▶ **What is expected**
Extract every line that contains the string "this".

# Records for processing start

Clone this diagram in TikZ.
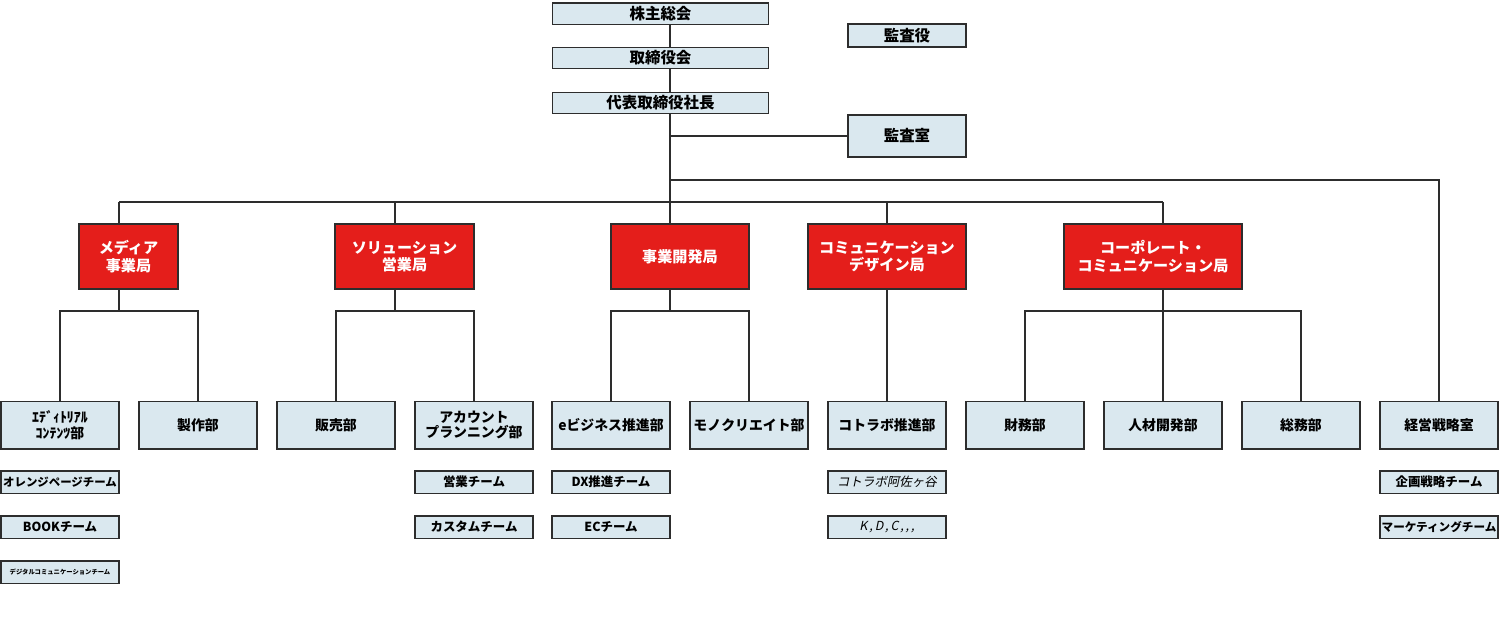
\documentclass[tikz,border=0pt]{standalone}
\usepackage{fontspec}
\setmainfont{Noto Sans CJK JP}[AutoFakeSlant=0.2]
\usepackage{tikz}
\definecolor{paleblue}{RGB}{218,232,239}
\definecolor{bureaured}{RGB}{228,30,27}
\definecolor{linegray}{RGB}{45,45,45}

\begin{document}
\begin{tikzpicture}[x=0.02cm, y=-0.02cm,
  box/.style={draw=linegray, line width=0.85pt, fill=paleblue, inner sep=0pt, align=center,
              font=\fontsize{8.8}{10}\selectfont\bfseries},
  head/.style={box, minimum width=4.32cm, minimum height=0.43cm},
  audit/.style={box, minimum width=2.36cm},
  kyoku/.style={box, fill=bureaured, text=white, minimum height=1.3cm,
                font=\fontsize{8.6}{10}\selectfont\bfseries},
  bu/.style={box, minimum width=2.36cm, minimum height=0.95cm,
             font=\fontsize{7.9}{9}\selectfont\bfseries},
  team/.style={box, minimum width=2.36cm, minimum height=0.45cm,
               font=\fontsize{7.1}{8}\selectfont\bfseries},
  conn/.style={draw=linegray, line width=0.85pt}]
\useasboundingbox (0,0) rectangle (1500,629);

% top of the tree
\node[head] (sh)   at (660.5,13.5) {株主総会};
\node[head] (bd)   at (660.5,58)   {取締役会};
\node[head] (ceo)  at (660.5,103)  {代表取締役社長};
\node[audit, minimum height=0.46cm] (kyk) at (907,35.5) {監査役};
\node[audit, minimum height=0.84cm] (ksh) at (907,136)  {監査室};

% bureaus
\node[kyoku, minimum width=1.98cm] (media) at (128.5,256.5) {メディア\\事業局};
\node[kyoku, minimum width=2.78cm] (sol)   at (404.5,256.5) {ソリューション\\営業局};
\node[kyoku, minimum width=2.76cm] (jigyo) at (680,256.5)   {事業開発局};
\node[kyoku, minimum width=3.16cm] (comm)  at (887,256.5)   {コミュニケーション\\デザイン局};
\node[kyoku, minimum width=3.56cm] (corp)  at (1153,256.5)  {コーポレート・\\コミュニケーション局};

% departments
\node[bu] (ed)    at (60,425)   {ｴﾃﾞｨﾄﾘｱﾙ\\ｺﾝﾃﾝﾂ部};
\node[bu] (sei)   at (198,425)  {製作部};
\node[bu] (han)   at (336,425)  {販売部};
\node[bu] (acc)   at (474,425)  {アカウント\\プランニング部};
\node[bu] (ebiz)  at (611,425)  {eビジネス推進部};
\node[bu] (mono)  at (749,425)  {モノクリエイト部};
\node[bu] (kot)   at (887,425)  {コトラボ推進部};
\node[bu] (zai)   at (1025,425) {財務部};
\node[bu] (jin)   at (1163,425) {人材開発部};
\node[bu] (somu)  at (1301,425) {総務部};
\node[bu] (keiei) at (1439,425) {経営戦略室};

% teams
\node[team, font=\fontsize{6.5}{7}\selectfont\bfseries] (orange) at (60,482) {オレンジページチーム};
\node[team] (book)    at (60,527)   {BOOKチーム};
\node[team, font=\fontsize{3.6}{4}\selectfont\bfseries] (digi) at (60,572) {デジタルコミュニケーションチーム};
\node[team] (eigyo)   at (474,482)  {営業チーム};
\node[team] (custom)  at (474,527)  {カスタムチーム};
\node[team] (dx)      at (611,482)  {DX推進チーム};
\node[team] (ec)      at (611,527)  {ECチーム};
\node[team, font=\fontsize{7.1}{8}\selectfont\itshape] (asa) at (887,482) {コトラボ阿佐ヶ谷};
\node[team, font=\fontsize{7.1}{8}\selectfont\itshape\addfontfeature{LetterSpace=15}] (kdc) at (887,527) {K,D,C,{},{},};
\node[team] (kikaku)  at (1439,482) {企画戦略チーム};
\node[team, font=\fontsize{6.6}{7}\selectfont\bfseries] (mkt) at (1439,527) {マーケティングチーム};

% connector levels and stems
\coordinate (tk)  at (670,0);
\coordinate (br)  at (670,180);
\coordinate (bus) at (0,202);
\coordinate (bar) at (0,311);
\coordinate (ms)  at (119,0);
\coordinate (ss)  at (395,0);
\coordinate (cs)  at (887,0);
\coordinate (ks)  at (1163,0);

\draw[conn] (sh.south -| tk) -- (bd.north -| tk);
\draw[conn] (bd.south -| tk) -- (ceo.north -| tk);
\draw[conn] (ceo.south -| tk) -- (jigyo.north -| tk);
\draw[conn] (tk |- ksh.west) -- (ksh.west);
\draw[conn] (br) -| (keiei.north);
\draw[conn] (ms |- bus) -- (ks |- bus);
\foreach \s/\k in {ms/media, ss/sol, cs/comm, ks/corp}
  \draw[conn] (\s |- bus) -- (\s |- \k.north);

\draw[conn] (ms |- media.south) -- (ms |- bar);
\draw[conn] (ed.north) |- (ms |- bar) -| (sei.north);
\draw[conn] (ss |- sol.south) -- (ss |- bar);
\draw[conn] (han.north) |- (ss |- bar) -| (acc.north);
\draw[conn] (tk |- jigyo.south) -- (tk |- bar);
\draw[conn] (ebiz.north) |- (tk |- bar) -| (mono.north);
\draw[conn] (comm.south) -- (kot.north);
\draw[conn] (ks |- corp.south) -- (jin.north);
\draw[conn] (zai.north) |- (ks |- bar) -| (somu.north);
\end{tikzpicture}
\end{document}
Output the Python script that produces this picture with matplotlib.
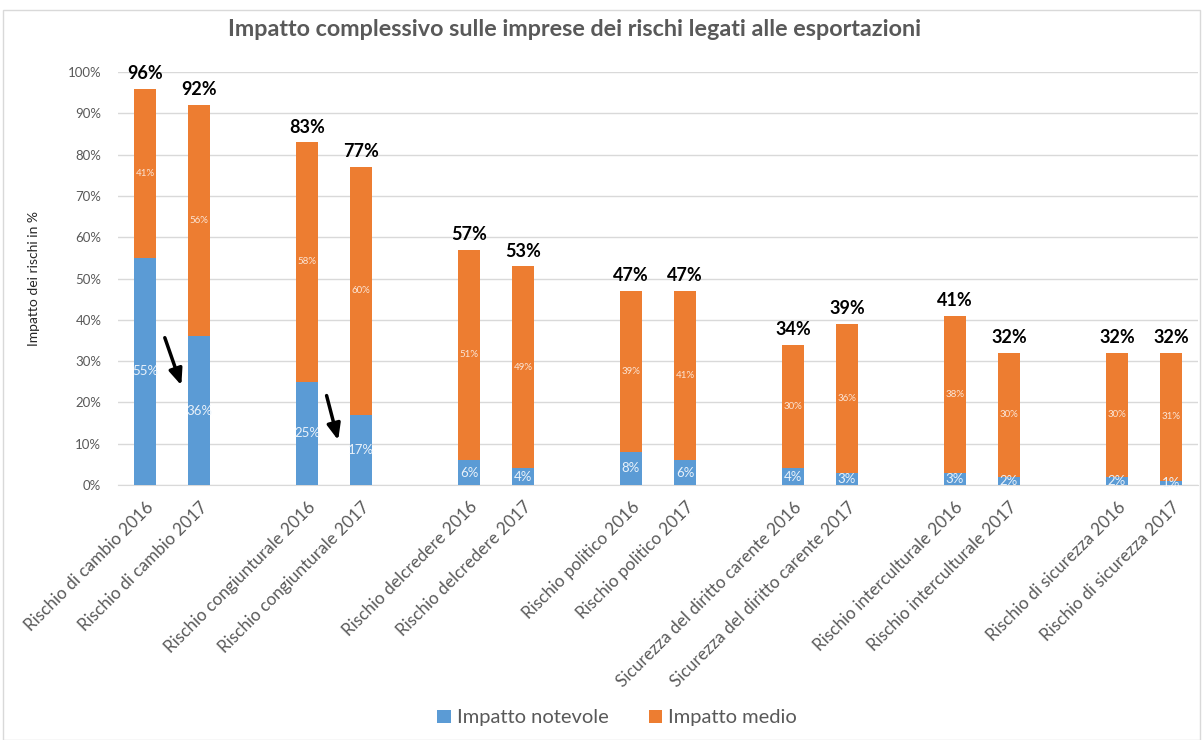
import matplotlib
matplotlib.use("Agg")
import matplotlib.pyplot as plt
from matplotlib.patches import Rectangle
import numpy as np

plt.rcParams['font.family'] = ['Lato', 'DejaVu Sans']

categories = ["Rischio di cambio 2016", "Rischio di cambio 2017",
              "Rischio congiunturale 2016", "Rischio congiunturale 2017",
              "Rischio delcredere 2016", "Rischio delcredere 2017",
              "Rischio politico 2016", "Rischio politico 2017",
              "Sicurezza del diritto carente 2016", "Sicurezza del diritto carente 2017",
              "Rischio interculturale 2016", "Rischio interculturale 2017",
              "Rischio di sicurezza 2016", "Rischio di sicurezza 2017"]
notevole = [55, 36, 25, 17, 6, 4, 8, 6, 4, 3, 3, 2, 2, 1]
medio = [41, 56, 58, 60, 51, 49, 39, 41, 30, 36, 38, 30, 30, 31]
totali = [96, 92, 83, 77, 57, 53, 47, 47, 34, 39, 41, 32, 32, 32]
yticks = [0, 10, 20, 30, 40, 50, 60, 70, 80, 90, 100]

BLUE = "#5B9BD5"
ORANGE = "#ED7D31"
GREY = "#595959"

fig = plt.figure(figsize=(12.03, 7.40), dpi=100)
ax = fig.add_axes([118/1203, 1-485/740, (1198-118)/1203, (485-72)/740])

# positions: pairs separated by an empty slot
pos = []
for i in range(len(categories)):
    pos.append((i // 2) * 3 + (i % 2))
pos = np.array(pos)

w = 0.41
ax.bar(pos, notevole, width=w, color=BLUE, zorder=3, label="Impatto notevole")
ax.bar(pos, medio, width=w, bottom=notevole, color=ORANGE, zorder=3, label="Impatto medio")

for x, n, m, t in zip(pos, notevole, medio, totali):
    ax.text(x, n / 2, f"{n}%", ha='center', va='center', color='#EAF2FA', fontsize=9.5, zorder=4)
    ax.text(x, n + m / 2, f"{m}%", ha='center', va='center', color='#FBE5D6', fontsize=7, zorder=4)
    ax.text(x, n + m + 1.6, f"{t}%", ha='center', va='bottom', color='black', fontsize=13,
            fontweight='bold', zorder=4)

ax.set_xlim(-0.5, pos[-1] + 0.5)
ax.set_ylim(0, 100)
ax.set_yticks(yticks)
ax.set_yticklabels([f"{v}%" for v in yticks], fontsize=9.5, color=GREY)
ax.yaxis.grid(True, color="#D9D9D9", linewidth=1, zorder=0)
ax.set_xticks(pos)
ax.set_xticklabels(categories, rotation=45, ha='right', rotation_mode='anchor', fontsize=12.3, color=GREY)
ax.tick_params(axis='both', length=0)
ax.tick_params(axis='x', pad=10)
ax.tick_params(axis='y', pad=12)
for s in ['top', 'right', 'left']:
    ax.spines[s].set_visible(False)
ax.spines['bottom'].set_color("#D9D9D9")
ax.set_ylabel("Impatto dei rischi in %", fontsize=10, color='#262626', labelpad=20)

# arrows
ax.annotate("", xy=(0.69, 23.5), xytext=(0.35, 36.3),
            arrowprops=dict(arrowstyle='-|>,head_length=0.6,head_width=0.25', color='black',
                            lw=2.5, mutation_scale=16), zorder=5)
ax.annotate("", xy=(3.59, 10.2), xytext=(3.35, 22.3),
            arrowprops=dict(arrowstyle='-|>,head_length=0.6,head_width=0.25', color='black',
                            lw=2.5, mutation_scale=16), zorder=5)

fig.text(575/1203, 1-30/740, "Impatto complessivo sulle imprese dei rischi legati alle esportazioni",
         ha='center', va='center', fontsize=16.8, fontweight='bold', color=GREY)

fig.legend(loc='center', bbox_to_anchor=(617/1203, 1-718/740), ncol=2, frameon=False,
           fontsize=14.5, handlelength=0.65, handleheight=0.65, handletextpad=0.3, columnspacing=2.0,
           labelcolor=GREY)

# chart border
fig.patches.append(Rectangle((3/1203, 0.0), 1197/1203, 1-10/740, transform=fig.transFigure,
                             fill=False, edgecolor="#D9D9D9", linewidth=1))

fig.savefig("out.png", dpi=100)
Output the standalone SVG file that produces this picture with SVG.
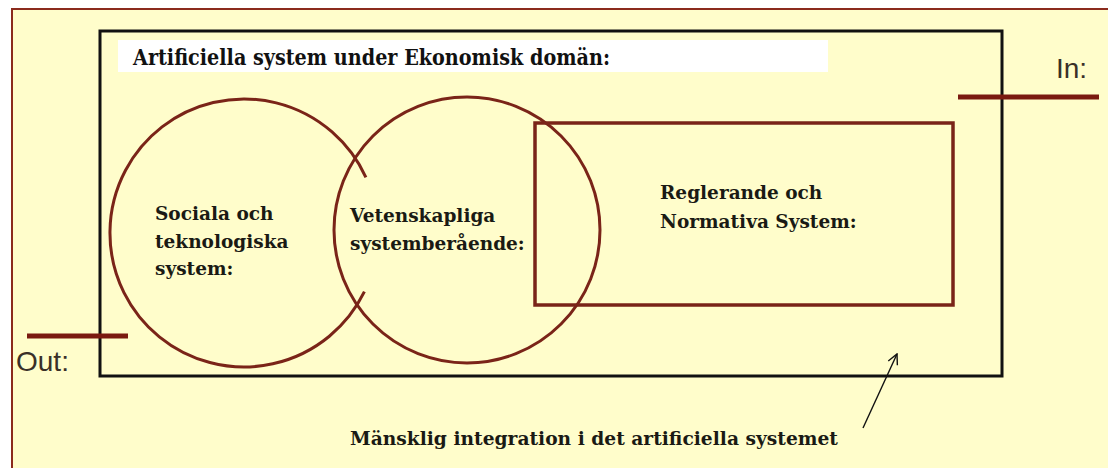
<svg xmlns="http://www.w3.org/2000/svg" width="1108" height="468" viewBox="0 0 1108 468">
<defs>
<style>
.lbl{font-family:"DejaVu Serif","Liberation Serif",serif;font-weight:bold;font-size:18.5px;fill:#1a1a14}
.io{font-family:"Liberation Sans",Arial,sans-serif;font-size:28px;fill:#3a3028}
.red{fill:none;stroke:#7a2418;stroke-width:3}
.bar{stroke:#7a1a10;stroke-width:5}
</style>
<marker id="ah" viewBox="0 0 12 12" refX="11" refY="6" markerWidth="12" markerHeight="12" markerUnits="userSpaceOnUse" orient="auto">
<path d="M1,1 L11,6 L1,11" fill="none" stroke="#111" stroke-width="1.4"/>
</marker>
</defs>
<rect x="0" y="0" width="1108" height="468" fill="#ffffff"/>
<rect id="frame" x="12" y="9" width="1110" height="480" fill="#fffdcb" stroke="#8b2b1d" stroke-width="2"/>
<g id="system">
<rect x="100" y="31" width="902" height="345" fill="none" stroke="#111" stroke-width="3"/>
<rect x="118" y="40" width="710" height="32" fill="#ffffff"/>
<text x="133" y="65" font-family="'DejaVu Serif','Liberation Serif',serif" font-weight="bold" font-size="22" fill="#111" textLength="477" lengthAdjust="spacingAndGlyphs">Artificiella system under Ekonomisk domän:</text>
</g>
<g id="sociala">
<path class="red" d="M364.4,291.7 A134,134 0 1 1 365.9,177.4"/>
<text class="lbl" x="155" y="220">Sociala och</text>
<text class="lbl" x="155" y="248">teknologiska</text>
<text class="lbl" x="155" y="275">system:</text>
</g>
<g id="vetenskapliga">
<circle class="red" cx="467" cy="230" r="133"/>
<text class="lbl" x="350" y="222">Vetenskapliga</text>
<text class="lbl" x="350" y="250">systemberående:</text>
</g>
<g id="reglerande">
<rect x="535" y="123" width="418" height="182" fill="none" stroke="#7a2418" stroke-width="3.5"/>
<text class="lbl" x="660" y="199">Reglerande och</text>
<text class="lbl" x="660" y="228">Normativa System:</text>
</g>
<g id="in">
<line class="bar" x1="958" y1="97" x2="1099" y2="97"/>
<text class="io" x="1056" y="78">In:</text>
</g>
<g id="out">
<line class="bar" x1="27" y1="336" x2="128" y2="336"/>
<text class="io" x="16" y="371">Out:</text>
</g>
<g id="note">
<text class="lbl" x="350" y="445" font-size="20" textLength="488" lengthAdjust="spacingAndGlyphs">Mänsklig integration i det artificiella systemet</text>
</g>
<g id="connectors">
<line x1="863" y1="428" x2="897" y2="354" stroke="#111" stroke-width="1.4" marker-end="url(#ah)"/>
</g>
</svg>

# Records for processing end

▶ **The response**
Clone this diagram in TikZ.
Output the Python script that produces this picture with matplotlib.
Output the standalone SVG file that produces this picture with SVG.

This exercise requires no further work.